TO DO: Repeat verbatim the lines from the one containing "Clone this chart in Chart.js." to the one containing "const noPadding = ()", ends included, minus any pictures.

MATERIAL SUPPLIED:

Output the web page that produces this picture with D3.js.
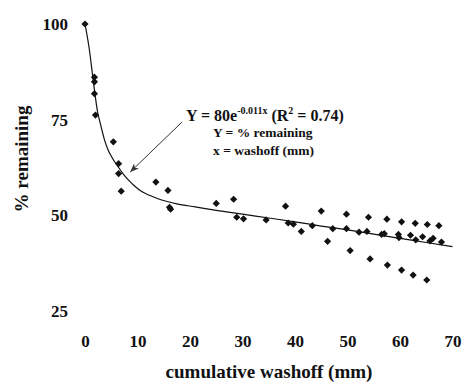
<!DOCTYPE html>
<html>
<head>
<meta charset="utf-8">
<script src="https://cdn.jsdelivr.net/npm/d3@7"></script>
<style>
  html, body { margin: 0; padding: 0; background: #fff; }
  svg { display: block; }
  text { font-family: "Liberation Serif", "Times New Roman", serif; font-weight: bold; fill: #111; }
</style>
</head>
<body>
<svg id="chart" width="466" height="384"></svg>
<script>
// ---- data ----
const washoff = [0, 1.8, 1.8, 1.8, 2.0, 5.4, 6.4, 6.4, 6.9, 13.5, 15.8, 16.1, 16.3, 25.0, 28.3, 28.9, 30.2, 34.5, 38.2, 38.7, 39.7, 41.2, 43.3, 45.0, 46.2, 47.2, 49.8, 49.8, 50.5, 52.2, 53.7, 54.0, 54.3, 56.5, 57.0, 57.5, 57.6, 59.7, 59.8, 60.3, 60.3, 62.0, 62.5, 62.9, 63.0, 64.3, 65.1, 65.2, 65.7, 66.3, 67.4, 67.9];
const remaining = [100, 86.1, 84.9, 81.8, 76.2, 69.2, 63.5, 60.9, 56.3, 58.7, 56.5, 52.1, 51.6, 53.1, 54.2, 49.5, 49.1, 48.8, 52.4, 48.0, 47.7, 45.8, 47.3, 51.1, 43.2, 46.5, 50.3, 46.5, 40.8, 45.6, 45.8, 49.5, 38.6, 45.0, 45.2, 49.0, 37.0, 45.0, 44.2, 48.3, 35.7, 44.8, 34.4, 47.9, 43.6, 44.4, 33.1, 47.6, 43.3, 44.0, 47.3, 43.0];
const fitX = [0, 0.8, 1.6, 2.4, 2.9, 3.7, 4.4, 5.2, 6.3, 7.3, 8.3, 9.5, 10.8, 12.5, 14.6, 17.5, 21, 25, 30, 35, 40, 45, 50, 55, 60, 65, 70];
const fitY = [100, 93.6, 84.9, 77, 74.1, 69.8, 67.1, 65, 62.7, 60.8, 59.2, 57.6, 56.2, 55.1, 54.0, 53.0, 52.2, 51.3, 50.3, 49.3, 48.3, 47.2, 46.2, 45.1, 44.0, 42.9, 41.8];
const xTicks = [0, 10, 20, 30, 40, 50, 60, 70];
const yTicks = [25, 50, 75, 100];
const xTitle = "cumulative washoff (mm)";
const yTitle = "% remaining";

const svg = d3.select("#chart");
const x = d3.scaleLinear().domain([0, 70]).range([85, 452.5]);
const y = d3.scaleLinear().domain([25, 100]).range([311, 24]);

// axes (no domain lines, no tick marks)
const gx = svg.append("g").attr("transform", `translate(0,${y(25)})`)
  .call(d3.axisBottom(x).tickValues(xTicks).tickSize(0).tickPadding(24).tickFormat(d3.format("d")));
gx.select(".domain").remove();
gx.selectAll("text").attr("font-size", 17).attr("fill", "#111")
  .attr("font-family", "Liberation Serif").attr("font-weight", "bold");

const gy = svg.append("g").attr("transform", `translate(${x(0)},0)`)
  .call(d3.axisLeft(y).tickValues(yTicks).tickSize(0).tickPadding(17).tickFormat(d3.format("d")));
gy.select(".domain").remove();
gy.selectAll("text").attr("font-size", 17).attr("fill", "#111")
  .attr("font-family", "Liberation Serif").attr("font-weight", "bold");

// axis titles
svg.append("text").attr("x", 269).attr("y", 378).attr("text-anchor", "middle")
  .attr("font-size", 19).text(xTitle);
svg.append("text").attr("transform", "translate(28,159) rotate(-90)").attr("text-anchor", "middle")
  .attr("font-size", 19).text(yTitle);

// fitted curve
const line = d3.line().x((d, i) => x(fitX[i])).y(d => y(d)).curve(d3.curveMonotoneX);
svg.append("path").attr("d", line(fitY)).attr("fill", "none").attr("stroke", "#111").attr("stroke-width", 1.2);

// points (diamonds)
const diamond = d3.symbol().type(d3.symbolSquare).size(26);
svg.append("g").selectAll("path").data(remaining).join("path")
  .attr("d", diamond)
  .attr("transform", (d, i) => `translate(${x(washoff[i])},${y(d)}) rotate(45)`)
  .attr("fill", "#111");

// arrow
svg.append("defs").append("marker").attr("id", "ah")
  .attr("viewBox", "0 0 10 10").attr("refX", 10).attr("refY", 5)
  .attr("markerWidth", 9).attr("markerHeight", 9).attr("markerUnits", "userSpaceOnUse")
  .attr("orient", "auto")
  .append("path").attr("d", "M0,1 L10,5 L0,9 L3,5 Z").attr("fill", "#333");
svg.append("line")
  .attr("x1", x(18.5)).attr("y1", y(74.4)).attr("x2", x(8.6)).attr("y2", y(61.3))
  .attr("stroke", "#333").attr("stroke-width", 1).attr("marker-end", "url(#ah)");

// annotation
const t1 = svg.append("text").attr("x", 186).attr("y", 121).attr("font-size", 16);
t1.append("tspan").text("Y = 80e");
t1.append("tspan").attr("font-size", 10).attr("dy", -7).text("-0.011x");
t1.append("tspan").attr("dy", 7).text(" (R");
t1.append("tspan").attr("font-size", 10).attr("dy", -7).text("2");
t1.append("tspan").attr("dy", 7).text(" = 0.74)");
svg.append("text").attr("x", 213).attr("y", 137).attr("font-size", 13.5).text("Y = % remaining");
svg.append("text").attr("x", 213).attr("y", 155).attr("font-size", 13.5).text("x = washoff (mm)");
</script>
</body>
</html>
* * *
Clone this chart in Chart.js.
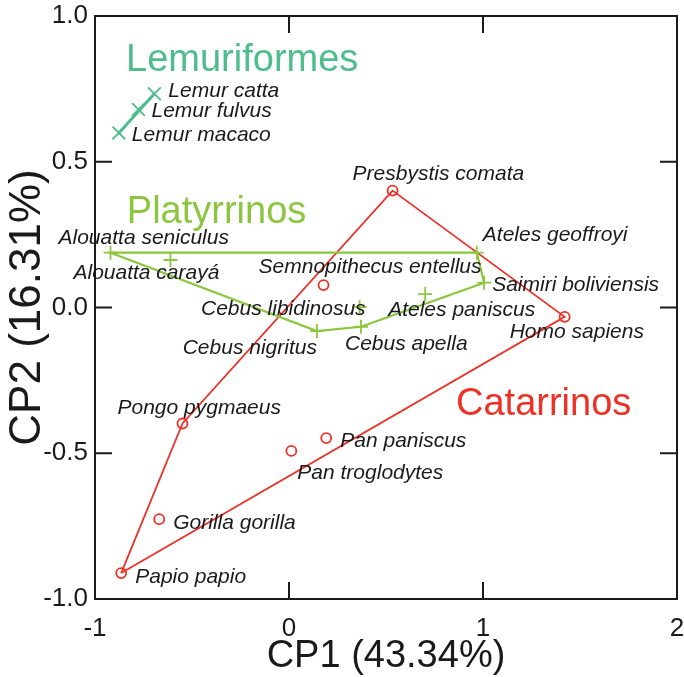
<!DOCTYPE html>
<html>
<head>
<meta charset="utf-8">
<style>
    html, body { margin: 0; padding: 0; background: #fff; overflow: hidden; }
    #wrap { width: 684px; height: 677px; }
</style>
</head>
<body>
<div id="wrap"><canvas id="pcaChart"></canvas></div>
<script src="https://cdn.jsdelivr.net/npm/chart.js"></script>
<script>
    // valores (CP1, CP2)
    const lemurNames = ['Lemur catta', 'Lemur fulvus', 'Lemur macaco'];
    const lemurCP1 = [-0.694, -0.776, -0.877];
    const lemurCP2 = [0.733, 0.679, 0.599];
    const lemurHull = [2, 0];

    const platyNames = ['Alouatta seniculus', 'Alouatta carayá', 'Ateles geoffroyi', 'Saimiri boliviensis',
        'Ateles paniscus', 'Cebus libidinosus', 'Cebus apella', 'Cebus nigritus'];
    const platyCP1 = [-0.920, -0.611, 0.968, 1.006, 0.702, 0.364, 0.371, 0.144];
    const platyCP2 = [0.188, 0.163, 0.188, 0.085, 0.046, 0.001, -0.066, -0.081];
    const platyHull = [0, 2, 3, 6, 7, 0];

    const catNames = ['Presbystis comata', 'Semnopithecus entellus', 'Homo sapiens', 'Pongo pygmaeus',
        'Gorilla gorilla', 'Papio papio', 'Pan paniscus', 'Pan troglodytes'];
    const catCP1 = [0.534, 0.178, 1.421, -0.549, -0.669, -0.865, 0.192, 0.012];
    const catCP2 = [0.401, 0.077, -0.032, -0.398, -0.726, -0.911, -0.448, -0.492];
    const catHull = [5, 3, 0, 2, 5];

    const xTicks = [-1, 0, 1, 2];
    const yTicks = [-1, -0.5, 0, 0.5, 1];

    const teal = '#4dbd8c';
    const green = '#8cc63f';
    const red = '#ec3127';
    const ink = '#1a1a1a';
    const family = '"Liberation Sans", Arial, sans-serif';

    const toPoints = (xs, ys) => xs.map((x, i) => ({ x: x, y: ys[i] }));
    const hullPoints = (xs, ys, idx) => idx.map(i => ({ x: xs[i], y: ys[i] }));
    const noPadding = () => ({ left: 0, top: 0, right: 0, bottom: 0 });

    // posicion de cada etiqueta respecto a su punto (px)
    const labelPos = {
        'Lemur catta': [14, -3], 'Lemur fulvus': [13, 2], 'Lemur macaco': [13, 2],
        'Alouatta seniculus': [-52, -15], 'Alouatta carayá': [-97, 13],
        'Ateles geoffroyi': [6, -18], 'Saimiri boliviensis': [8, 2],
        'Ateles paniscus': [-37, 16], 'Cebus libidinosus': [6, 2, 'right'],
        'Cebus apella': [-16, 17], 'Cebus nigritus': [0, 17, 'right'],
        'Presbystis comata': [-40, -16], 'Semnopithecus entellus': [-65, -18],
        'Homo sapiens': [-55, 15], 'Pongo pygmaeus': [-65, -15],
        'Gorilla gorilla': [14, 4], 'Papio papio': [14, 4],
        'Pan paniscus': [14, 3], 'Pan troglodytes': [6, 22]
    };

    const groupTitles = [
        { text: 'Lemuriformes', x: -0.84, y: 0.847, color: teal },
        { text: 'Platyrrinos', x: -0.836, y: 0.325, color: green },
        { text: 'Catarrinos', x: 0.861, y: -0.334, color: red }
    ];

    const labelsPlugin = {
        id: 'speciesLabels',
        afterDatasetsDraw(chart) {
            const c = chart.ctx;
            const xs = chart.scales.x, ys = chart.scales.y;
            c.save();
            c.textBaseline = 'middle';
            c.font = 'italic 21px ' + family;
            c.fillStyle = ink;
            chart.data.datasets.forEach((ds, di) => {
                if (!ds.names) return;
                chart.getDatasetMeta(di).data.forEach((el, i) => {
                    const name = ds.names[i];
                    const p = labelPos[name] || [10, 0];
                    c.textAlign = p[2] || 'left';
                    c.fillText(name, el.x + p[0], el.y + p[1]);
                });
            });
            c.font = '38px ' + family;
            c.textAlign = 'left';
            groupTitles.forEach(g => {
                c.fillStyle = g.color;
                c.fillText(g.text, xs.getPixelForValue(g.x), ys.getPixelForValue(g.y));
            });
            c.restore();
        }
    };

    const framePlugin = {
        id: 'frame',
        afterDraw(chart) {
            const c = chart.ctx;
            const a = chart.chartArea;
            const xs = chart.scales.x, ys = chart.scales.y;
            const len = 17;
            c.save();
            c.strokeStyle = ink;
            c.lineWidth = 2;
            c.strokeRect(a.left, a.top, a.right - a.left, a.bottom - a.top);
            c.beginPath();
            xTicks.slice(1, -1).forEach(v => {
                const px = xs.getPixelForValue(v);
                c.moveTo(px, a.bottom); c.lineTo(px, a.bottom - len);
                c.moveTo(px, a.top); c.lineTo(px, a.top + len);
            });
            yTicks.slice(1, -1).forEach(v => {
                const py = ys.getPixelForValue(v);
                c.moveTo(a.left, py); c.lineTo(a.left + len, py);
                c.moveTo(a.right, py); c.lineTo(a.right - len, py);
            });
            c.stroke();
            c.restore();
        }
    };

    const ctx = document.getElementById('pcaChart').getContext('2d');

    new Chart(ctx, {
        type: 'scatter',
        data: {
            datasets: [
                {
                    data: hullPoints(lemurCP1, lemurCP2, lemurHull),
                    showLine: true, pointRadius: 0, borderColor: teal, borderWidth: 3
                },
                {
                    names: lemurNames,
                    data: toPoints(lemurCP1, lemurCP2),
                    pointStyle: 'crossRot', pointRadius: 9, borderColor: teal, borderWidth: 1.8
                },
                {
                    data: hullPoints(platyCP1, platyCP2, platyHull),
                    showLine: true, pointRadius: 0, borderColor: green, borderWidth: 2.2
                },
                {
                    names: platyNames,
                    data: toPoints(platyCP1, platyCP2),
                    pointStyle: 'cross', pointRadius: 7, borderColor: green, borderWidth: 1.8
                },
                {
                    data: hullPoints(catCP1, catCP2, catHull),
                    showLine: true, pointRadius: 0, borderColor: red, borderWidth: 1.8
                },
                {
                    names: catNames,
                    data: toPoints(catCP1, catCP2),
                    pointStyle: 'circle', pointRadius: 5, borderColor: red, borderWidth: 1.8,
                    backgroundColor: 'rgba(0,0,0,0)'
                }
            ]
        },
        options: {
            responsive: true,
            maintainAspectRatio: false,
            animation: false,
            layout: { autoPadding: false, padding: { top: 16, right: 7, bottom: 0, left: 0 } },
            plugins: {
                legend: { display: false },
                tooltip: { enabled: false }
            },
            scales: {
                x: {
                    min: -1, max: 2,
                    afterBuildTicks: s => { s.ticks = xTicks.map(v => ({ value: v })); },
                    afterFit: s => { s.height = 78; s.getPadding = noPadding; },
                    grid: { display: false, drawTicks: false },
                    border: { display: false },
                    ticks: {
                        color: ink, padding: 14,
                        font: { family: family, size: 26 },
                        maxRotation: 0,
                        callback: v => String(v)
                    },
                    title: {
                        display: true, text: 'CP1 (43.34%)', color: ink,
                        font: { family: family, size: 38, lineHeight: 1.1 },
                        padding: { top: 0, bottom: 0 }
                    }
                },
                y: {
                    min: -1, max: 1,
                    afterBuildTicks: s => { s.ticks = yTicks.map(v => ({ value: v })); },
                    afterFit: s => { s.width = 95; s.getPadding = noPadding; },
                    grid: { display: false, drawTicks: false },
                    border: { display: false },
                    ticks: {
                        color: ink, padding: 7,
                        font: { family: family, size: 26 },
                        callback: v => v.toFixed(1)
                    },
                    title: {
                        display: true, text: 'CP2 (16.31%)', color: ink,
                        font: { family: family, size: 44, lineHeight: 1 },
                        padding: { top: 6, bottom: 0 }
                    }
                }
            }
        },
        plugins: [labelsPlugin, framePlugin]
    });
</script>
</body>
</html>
...
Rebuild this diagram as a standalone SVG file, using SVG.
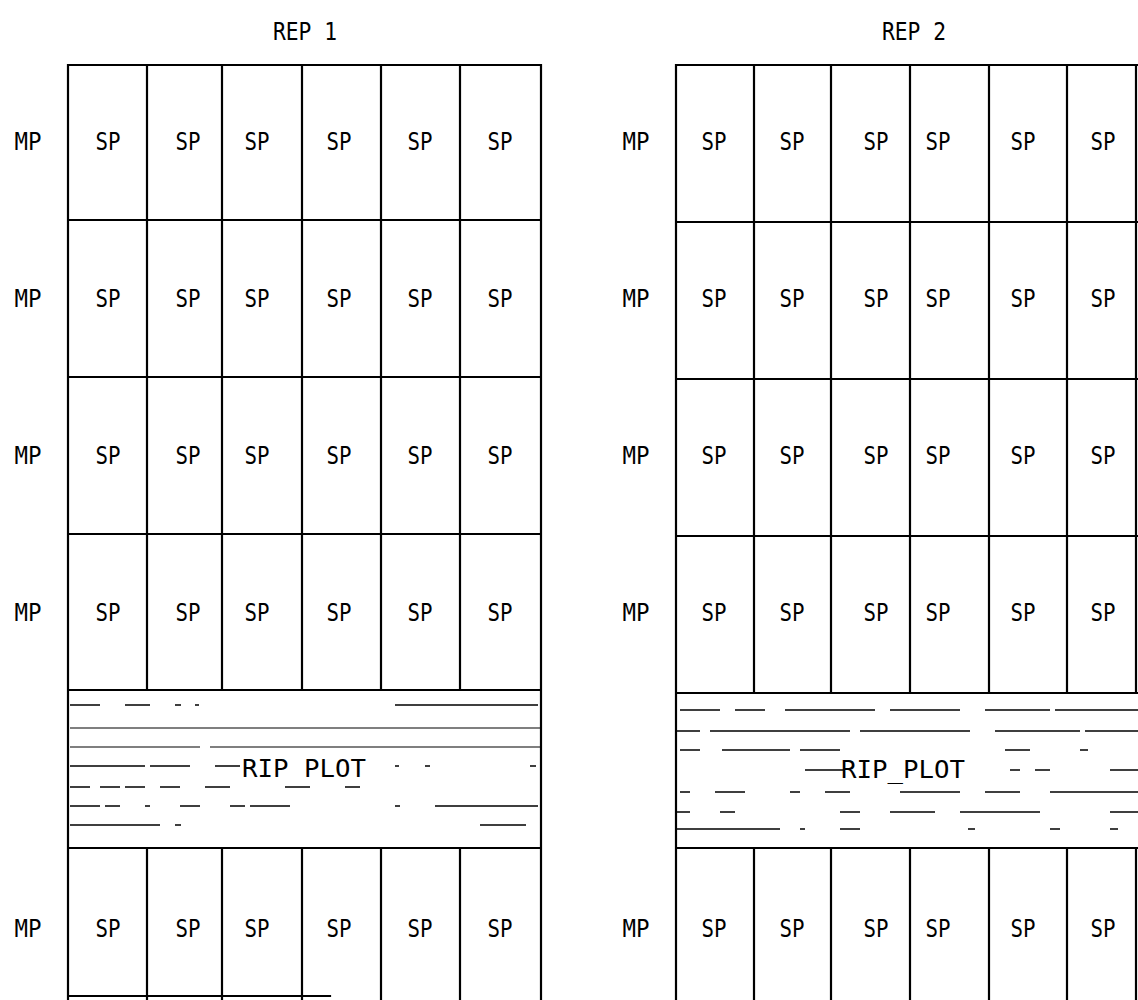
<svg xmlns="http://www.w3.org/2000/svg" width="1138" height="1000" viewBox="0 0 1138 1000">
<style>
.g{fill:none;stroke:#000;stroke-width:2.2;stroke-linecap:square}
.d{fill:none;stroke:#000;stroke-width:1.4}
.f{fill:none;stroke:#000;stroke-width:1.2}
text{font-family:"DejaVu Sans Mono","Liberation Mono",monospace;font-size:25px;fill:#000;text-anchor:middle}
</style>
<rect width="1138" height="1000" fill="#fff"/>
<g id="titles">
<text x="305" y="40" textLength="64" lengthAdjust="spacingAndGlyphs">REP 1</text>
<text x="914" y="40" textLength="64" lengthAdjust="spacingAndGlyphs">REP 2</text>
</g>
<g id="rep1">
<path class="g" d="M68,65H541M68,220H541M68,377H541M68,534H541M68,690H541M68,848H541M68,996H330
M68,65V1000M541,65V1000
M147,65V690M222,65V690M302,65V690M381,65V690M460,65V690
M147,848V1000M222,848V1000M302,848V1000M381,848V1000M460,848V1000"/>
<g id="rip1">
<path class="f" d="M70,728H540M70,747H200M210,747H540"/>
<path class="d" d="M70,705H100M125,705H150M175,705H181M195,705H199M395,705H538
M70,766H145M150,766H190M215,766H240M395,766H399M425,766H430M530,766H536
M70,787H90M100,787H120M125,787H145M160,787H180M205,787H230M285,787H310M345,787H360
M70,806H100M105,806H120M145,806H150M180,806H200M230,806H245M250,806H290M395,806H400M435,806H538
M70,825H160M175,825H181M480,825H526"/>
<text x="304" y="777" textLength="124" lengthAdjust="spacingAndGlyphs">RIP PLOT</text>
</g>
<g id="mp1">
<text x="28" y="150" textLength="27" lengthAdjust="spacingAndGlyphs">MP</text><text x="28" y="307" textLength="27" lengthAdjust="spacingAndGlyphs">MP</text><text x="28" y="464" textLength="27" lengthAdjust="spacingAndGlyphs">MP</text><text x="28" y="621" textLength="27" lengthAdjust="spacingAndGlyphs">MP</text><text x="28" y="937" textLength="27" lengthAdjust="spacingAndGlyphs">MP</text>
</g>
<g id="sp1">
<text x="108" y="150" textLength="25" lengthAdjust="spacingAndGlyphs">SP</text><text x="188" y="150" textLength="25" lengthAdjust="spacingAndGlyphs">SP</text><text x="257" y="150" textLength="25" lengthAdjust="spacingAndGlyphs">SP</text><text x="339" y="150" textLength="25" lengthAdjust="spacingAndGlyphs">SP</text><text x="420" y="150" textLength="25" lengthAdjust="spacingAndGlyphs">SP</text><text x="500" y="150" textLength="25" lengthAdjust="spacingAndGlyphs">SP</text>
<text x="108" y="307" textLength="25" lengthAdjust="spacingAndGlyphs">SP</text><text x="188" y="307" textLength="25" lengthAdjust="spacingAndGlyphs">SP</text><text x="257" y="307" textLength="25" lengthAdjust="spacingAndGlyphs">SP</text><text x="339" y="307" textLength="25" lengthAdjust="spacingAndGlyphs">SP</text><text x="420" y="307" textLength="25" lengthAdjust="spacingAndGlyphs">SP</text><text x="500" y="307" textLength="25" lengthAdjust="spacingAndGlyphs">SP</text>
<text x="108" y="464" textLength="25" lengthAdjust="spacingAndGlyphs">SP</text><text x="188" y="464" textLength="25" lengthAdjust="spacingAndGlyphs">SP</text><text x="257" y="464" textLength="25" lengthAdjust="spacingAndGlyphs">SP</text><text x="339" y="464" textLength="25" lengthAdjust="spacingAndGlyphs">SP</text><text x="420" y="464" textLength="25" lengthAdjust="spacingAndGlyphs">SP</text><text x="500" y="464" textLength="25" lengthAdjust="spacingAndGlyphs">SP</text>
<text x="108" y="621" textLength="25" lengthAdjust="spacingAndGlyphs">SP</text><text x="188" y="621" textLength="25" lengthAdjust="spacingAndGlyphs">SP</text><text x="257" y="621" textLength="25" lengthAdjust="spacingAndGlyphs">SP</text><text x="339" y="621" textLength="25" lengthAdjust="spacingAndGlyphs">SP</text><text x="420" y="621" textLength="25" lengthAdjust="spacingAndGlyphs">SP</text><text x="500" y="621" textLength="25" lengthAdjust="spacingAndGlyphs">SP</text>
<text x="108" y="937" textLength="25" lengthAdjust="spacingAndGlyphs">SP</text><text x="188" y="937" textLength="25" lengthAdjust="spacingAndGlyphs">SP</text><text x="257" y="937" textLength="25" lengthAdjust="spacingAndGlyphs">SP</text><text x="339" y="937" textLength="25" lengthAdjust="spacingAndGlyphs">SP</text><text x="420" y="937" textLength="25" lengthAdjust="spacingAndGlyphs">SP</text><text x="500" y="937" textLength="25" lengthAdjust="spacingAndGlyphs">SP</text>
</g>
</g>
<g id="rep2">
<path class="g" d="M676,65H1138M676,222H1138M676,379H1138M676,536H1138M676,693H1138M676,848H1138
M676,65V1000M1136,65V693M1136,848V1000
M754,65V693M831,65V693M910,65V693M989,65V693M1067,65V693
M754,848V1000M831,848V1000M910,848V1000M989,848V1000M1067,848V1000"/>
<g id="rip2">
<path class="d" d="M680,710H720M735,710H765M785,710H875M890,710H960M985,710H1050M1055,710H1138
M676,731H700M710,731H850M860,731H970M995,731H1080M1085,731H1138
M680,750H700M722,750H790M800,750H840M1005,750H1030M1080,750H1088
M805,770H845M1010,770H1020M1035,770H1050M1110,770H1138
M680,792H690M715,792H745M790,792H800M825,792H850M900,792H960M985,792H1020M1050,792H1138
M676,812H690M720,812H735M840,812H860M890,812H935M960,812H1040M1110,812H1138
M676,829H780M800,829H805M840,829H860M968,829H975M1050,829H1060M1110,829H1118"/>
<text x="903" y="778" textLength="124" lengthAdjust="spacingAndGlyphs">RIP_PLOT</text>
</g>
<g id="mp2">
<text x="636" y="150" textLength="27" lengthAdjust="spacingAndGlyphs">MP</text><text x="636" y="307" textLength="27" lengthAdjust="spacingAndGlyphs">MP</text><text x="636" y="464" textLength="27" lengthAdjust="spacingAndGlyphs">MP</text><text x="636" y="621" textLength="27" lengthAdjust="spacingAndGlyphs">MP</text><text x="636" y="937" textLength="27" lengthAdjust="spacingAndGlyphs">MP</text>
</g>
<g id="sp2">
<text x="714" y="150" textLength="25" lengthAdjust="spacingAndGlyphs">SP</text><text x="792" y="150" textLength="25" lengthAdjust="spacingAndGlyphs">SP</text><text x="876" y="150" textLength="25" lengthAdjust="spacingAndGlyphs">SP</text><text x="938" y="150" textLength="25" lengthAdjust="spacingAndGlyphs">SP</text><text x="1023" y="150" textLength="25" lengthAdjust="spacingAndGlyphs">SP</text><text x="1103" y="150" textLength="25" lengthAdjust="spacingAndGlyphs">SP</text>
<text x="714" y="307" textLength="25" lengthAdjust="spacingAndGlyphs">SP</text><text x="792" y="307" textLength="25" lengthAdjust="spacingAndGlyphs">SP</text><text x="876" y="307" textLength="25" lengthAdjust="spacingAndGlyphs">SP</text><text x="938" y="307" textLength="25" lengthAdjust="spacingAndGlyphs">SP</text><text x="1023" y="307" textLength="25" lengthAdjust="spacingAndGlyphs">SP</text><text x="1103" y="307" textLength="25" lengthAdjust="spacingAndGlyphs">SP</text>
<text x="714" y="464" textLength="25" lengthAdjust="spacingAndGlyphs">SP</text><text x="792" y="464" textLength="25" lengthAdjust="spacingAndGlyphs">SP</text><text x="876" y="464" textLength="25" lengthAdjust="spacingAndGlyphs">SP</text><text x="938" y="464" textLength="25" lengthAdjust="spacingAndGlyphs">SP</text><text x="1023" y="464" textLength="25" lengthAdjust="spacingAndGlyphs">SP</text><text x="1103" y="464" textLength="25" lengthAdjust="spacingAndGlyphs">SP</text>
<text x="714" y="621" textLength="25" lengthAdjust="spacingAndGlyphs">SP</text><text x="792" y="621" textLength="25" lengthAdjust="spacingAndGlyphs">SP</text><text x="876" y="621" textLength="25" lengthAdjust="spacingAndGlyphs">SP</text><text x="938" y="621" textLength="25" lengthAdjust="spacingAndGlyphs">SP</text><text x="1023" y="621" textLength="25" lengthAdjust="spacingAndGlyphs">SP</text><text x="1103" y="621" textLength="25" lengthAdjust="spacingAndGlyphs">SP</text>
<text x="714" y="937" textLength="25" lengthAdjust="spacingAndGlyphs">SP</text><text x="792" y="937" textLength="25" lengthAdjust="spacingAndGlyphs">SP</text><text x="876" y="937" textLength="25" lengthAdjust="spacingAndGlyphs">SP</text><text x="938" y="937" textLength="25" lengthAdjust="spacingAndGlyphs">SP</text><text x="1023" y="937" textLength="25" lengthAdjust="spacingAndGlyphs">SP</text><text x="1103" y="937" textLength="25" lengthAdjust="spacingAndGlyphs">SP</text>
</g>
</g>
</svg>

CORRECT ANSWER:
Clone this chart in Chart.js.
<!DOCTYPE html>
<html>
<head>
<meta charset="utf-8">
<style>
    html, body { margin: 0; padding: 0; background: #fff; overflow: hidden; }
    #wrap { width: 684px; height: 677px; }
</style>
</head>
<body>
<div id="wrap"><canvas id="pcaChart"></canvas></div>
<script src="https://cdn.jsdelivr.net/npm/chart.js"></script>
<script>
    // valores (CP1, CP2)
    const lemurNames = ['Lemur catta', 'Lemur fulvus', 'Lemur macaco'];
    const lemurCP1 = [-0.694, -0.776, -0.877];
    const lemurCP2 = [0.733, 0.679, 0.599];
    const lemurHull = [2, 0];

    const platyNames = ['Alouatta seniculus', 'Alouatta carayá', 'Ateles geoffroyi', 'Saimiri boliviensis',
        'Ateles paniscus', 'Cebus libidinosus', 'Cebus apella', 'Cebus nigritus'];
    const platyCP1 = [-0.920, -0.611, 0.968, 1.006, 0.702, 0.364, 0.371, 0.144];
    const platyCP2 = [0.188, 0.163, 0.188, 0.085, 0.046, 0.001, -0.066, -0.081];
    const platyHull = [0, 2, 3, 6, 7, 0];

    const catNames = ['Presbystis comata', 'Semnopithecus entellus', 'Homo sapiens', 'Pongo pygmaeus',
        'Gorilla gorilla', 'Papio papio', 'Pan paniscus', 'Pan troglodytes'];
    const catCP1 = [0.534, 0.178, 1.421, -0.549, -0.669, -0.865, 0.192, 0.012];
    const catCP2 = [0.401, 0.077, -0.032, -0.398, -0.726, -0.911, -0.448, -0.492];
    const catHull = [5, 3, 0, 2, 5];

    const xTicks = [-1, 0, 1, 2];
    const yTicks = [-1, -0.5, 0, 0.5, 1];

    const teal = '#4dbd8c';
    const green = '#8cc63f';
    const red = '#ec3127';
    const ink = '#1a1a1a';
    const family = '"Liberation Sans", Arial, sans-serif';

    const toPoints = (xs, ys) => xs.map((x, i) => ({ x: x, y: ys[i] }));
    const hullPoints = (xs, ys, idx) => idx.map(i => ({ x: xs[i], y: ys[i] }));
    const noPadding = () => ({ left: 0, top: 0, right: 0, bottom: 0 });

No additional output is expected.